Aujourd’hui, les pompiers sont davantage sensibilisés aux risques, soutient le Service de sécurité incendie de Montréal (SIM). Chaque pompier possède désormais deux habits de combat, ce qui permet d’utiliser le deuxième en cas de contamination du premier. Une étude est aussi en cours à Montréal concernant la réduction de la présence de substances perfluoroalkylées et polyfluoroalkylées, ou PFAS, surnommées « polluants éternels », dans les équipements de travail.

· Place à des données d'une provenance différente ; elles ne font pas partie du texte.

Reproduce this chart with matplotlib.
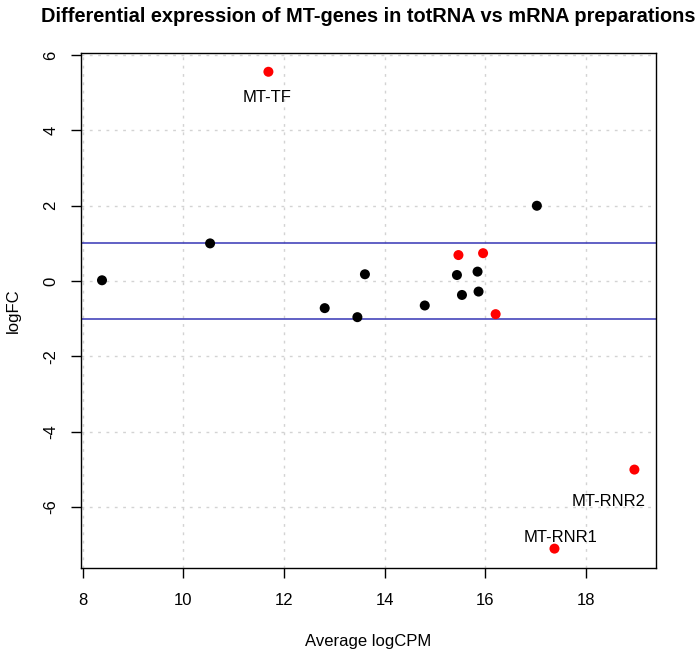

Malgré les améliorations, il « reste encore beaucoup à faire » pour mieux protéger les pompiers, estime la professeure France Labrèche. De nouvelles techniques innovantes pour le nettoyage des uniformes pourraient notamment être mises au point, tout comme un test rapide pour évaluer l’étanchéité des masques sur les lieux d’un incendie.

Chris Ross souligne que les pompiers ont rarement le temps de retourner à la caserne pour se changer après un incendie, étant souvent appelés à intervenir ailleurs. « On prend d’autres interventions. Donc, on contamine le véhicule. On contamine les résidences des prochaines interventions », dit-il.

De son côté, le SIM soutient que ce sont « de rares cas d’exception » lorsque les pompiers ne sont pas temporairement mis hors service après un incendie pour effectuer les procédures nécessaires de décontamination.